*Collected data*:
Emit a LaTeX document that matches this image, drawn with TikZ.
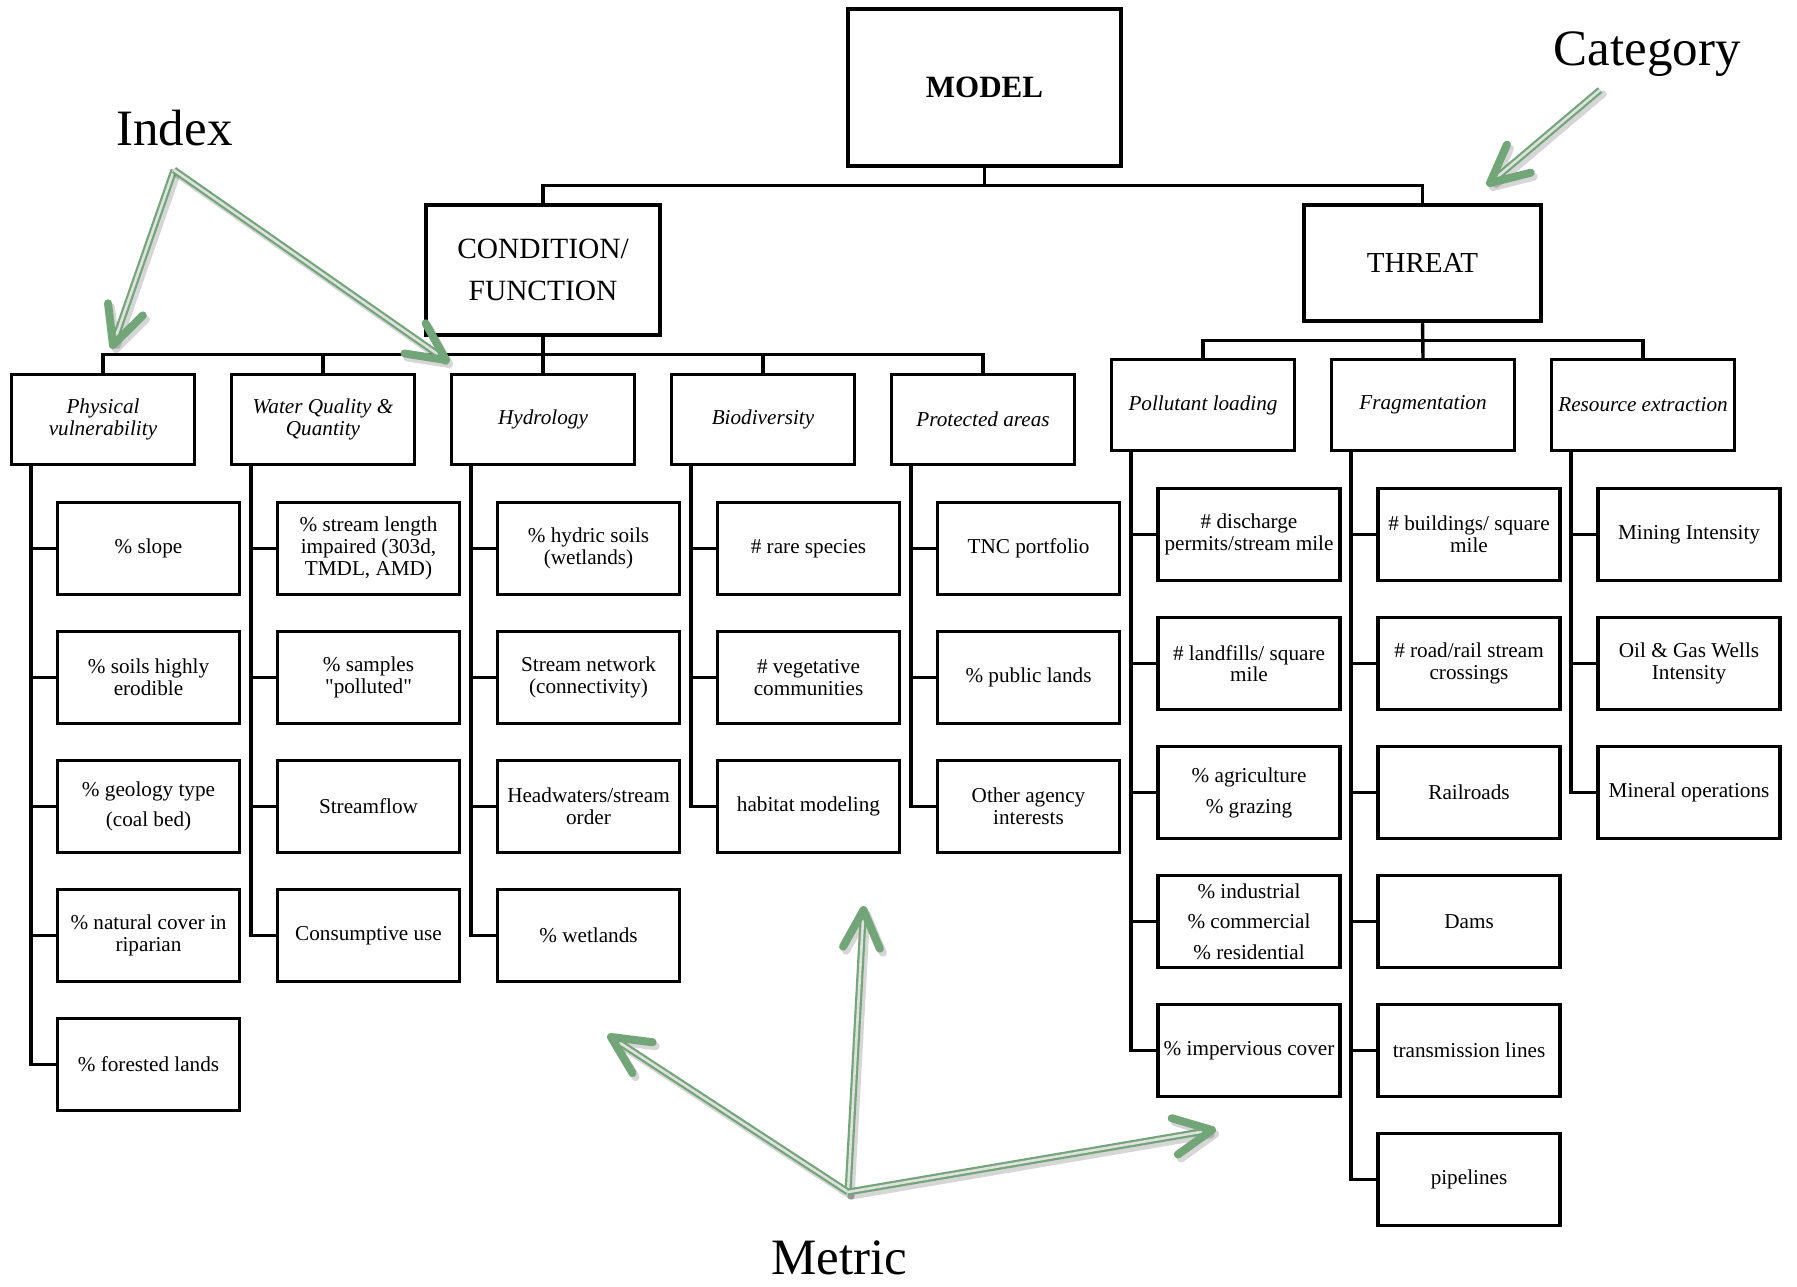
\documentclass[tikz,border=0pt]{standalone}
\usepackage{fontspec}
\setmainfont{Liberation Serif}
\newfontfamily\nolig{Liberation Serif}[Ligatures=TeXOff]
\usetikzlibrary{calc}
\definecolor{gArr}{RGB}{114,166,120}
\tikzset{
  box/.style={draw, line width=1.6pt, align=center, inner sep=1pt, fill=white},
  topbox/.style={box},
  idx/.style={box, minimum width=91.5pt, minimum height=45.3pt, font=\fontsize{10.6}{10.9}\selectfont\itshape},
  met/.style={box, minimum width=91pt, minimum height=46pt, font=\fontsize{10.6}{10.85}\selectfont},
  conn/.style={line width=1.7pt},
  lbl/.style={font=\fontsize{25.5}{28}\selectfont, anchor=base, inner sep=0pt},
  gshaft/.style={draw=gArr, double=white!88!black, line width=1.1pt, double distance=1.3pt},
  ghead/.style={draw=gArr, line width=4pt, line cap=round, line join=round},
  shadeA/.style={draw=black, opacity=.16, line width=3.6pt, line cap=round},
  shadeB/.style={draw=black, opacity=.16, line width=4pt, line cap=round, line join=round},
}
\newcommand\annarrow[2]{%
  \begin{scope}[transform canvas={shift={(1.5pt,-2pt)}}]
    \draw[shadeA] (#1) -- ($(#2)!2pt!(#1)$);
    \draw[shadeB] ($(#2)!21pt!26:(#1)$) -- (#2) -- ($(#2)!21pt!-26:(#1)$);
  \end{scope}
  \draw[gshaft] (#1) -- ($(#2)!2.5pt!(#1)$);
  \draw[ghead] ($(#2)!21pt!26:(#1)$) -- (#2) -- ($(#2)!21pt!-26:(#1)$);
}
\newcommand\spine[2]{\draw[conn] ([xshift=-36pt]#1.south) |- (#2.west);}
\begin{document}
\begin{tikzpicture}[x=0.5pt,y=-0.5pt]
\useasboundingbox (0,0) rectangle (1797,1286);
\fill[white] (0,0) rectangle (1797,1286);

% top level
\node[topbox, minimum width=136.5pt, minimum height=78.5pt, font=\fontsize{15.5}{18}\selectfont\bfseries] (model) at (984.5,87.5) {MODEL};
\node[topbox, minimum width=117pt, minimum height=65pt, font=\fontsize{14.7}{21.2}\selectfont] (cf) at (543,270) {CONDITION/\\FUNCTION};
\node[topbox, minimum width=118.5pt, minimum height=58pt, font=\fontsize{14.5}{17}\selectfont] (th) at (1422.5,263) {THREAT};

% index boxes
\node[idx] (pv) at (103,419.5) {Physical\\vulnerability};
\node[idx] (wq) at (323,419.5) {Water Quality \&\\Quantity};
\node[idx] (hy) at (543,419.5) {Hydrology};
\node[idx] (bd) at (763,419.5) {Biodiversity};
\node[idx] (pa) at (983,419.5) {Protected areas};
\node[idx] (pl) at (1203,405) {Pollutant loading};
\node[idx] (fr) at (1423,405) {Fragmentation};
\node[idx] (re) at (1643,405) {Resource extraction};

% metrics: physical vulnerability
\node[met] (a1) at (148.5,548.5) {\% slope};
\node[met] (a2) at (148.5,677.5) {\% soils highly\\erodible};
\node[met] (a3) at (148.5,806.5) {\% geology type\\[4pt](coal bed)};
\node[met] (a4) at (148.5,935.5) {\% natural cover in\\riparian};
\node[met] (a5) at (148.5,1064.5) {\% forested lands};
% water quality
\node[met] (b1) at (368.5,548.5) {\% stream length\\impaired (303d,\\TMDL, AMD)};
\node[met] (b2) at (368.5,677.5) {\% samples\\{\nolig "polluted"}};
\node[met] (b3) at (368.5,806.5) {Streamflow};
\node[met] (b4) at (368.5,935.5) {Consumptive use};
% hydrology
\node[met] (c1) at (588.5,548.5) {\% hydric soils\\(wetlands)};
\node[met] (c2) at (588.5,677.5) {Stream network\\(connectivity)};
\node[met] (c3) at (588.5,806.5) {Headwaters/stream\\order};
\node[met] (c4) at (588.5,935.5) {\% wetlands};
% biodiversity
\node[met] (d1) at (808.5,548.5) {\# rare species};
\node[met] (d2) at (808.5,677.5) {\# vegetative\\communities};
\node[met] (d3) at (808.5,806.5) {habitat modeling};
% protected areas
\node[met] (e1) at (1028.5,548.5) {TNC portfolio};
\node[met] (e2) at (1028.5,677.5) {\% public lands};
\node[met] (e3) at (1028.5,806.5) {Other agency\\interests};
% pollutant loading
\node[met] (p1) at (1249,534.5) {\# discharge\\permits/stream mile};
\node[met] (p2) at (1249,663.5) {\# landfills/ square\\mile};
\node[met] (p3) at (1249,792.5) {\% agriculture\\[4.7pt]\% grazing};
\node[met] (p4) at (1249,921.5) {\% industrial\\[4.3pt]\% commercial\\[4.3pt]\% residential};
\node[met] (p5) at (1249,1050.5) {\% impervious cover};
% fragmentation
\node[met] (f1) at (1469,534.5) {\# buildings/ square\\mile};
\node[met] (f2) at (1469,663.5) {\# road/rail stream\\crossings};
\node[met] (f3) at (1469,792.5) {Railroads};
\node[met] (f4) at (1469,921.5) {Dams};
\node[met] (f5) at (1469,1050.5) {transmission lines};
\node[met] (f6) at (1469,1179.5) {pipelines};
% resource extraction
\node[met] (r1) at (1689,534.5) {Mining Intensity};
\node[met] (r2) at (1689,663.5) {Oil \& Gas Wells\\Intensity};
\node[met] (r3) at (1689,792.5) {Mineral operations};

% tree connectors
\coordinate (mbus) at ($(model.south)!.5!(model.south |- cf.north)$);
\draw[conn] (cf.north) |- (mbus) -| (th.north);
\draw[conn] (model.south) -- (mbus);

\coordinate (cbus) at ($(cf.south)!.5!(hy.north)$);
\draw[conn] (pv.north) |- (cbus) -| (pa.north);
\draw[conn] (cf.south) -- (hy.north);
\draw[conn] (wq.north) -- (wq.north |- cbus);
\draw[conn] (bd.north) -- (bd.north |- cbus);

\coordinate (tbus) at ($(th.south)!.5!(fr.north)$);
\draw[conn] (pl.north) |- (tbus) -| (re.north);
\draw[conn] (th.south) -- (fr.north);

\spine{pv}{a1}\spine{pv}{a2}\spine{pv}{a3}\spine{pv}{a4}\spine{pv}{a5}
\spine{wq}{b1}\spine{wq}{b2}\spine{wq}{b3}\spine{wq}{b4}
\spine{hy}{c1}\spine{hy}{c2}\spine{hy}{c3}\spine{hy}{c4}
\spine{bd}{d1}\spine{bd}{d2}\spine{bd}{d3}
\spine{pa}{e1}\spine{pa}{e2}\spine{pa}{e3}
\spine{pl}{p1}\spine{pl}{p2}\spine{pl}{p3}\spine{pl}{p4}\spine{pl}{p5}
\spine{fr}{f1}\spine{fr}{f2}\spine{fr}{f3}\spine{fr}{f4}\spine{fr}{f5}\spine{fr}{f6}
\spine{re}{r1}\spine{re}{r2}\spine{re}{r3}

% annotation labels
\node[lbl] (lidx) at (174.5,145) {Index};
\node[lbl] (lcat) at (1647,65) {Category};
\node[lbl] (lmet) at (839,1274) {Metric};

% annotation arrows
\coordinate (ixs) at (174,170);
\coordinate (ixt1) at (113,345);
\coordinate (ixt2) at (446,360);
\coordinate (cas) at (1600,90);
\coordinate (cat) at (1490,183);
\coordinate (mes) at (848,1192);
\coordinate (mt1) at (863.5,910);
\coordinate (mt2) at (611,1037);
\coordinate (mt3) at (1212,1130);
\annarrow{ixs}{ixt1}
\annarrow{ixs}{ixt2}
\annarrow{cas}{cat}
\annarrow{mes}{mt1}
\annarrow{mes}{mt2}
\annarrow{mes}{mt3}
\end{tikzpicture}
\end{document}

*Brief*: Leave out any pictures, please, and quote only the lines from the top of the data through the line that contains "minimum width=118.5pt, minimum".

*Worked solution*:
Emit a LaTeX document that matches this image, drawn with TikZ.
\documentclass[tikz,border=0pt]{standalone}
\usepackage{fontspec}
\setmainfont{Liberation Serif}
\newfontfamily\nolig{Liberation Serif}[Ligatures=TeXOff]
\usetikzlibrary{calc}
\definecolor{gArr}{RGB}{114,166,120}
\tikzset{
  box/.style={draw, line width=1.6pt, align=center, inner sep=1pt, fill=white},
  topbox/.style={box},
  idx/.style={box, minimum width=91.5pt, minimum height=45.3pt, font=\fontsize{10.6}{10.9}\selectfont\itshape},
  met/.style={box, minimum width=91pt, minimum height=46pt, font=\fontsize{10.6}{10.85}\selectfont},
  conn/.style={line width=1.7pt},
  lbl/.style={font=\fontsize{25.5}{28}\selectfont, anchor=base, inner sep=0pt},
  gshaft/.style={draw=gArr, double=white!88!black, line width=1.1pt, double distance=1.3pt},
  ghead/.style={draw=gArr, line width=4pt, line cap=round, line join=round},
  shadeA/.style={draw=black, opacity=.16, line width=3.6pt, line cap=round},
  shadeB/.style={draw=black, opacity=.16, line width=4pt, line cap=round, line join=round},
}
\newcommand\annarrow[2]{%
  \begin{scope}[transform canvas={shift={(1.5pt,-2pt)}}]
    \draw[shadeA] (#1) -- ($(#2)!2pt!(#1)$);
    \draw[shadeB] ($(#2)!21pt!26:(#1)$) -- (#2) -- ($(#2)!21pt!-26:(#1)$);
  \end{scope}
  \draw[gshaft] (#1) -- ($(#2)!2.5pt!(#1)$);
  \draw[ghead] ($(#2)!21pt!26:(#1)$) -- (#2) -- ($(#2)!21pt!-26:(#1)$);
}
\newcommand\spine[2]{\draw[conn] ([xshift=-36pt]#1.south) |- (#2.west);}
\begin{document}
\begin{tikzpicture}[x=0.5pt,y=-0.5pt]
\useasboundingbox (0,0) rectangle (1797,1286);
\fill[white] (0,0) rectangle (1797,1286);

% top level
\node[topbox, minimum width=136.5pt, minimum height=78.5pt, font=\fontsize{15.5}{18}\selectfont\bfseries] (model) at (984.5,87.5) {MODEL};
\node[topbox, minimum width=117pt, minimum height=65pt, font=\fontsize{14.7}{21.2}\selectfont] (cf) at (543,270) {CONDITION/\\FUNCTION};
\node[topbox, minimum width=118.5pt, minimum height=58pt, font=\fontsize{14.5}{17}\selectfont] (th) at (1422.5,263) {THREAT};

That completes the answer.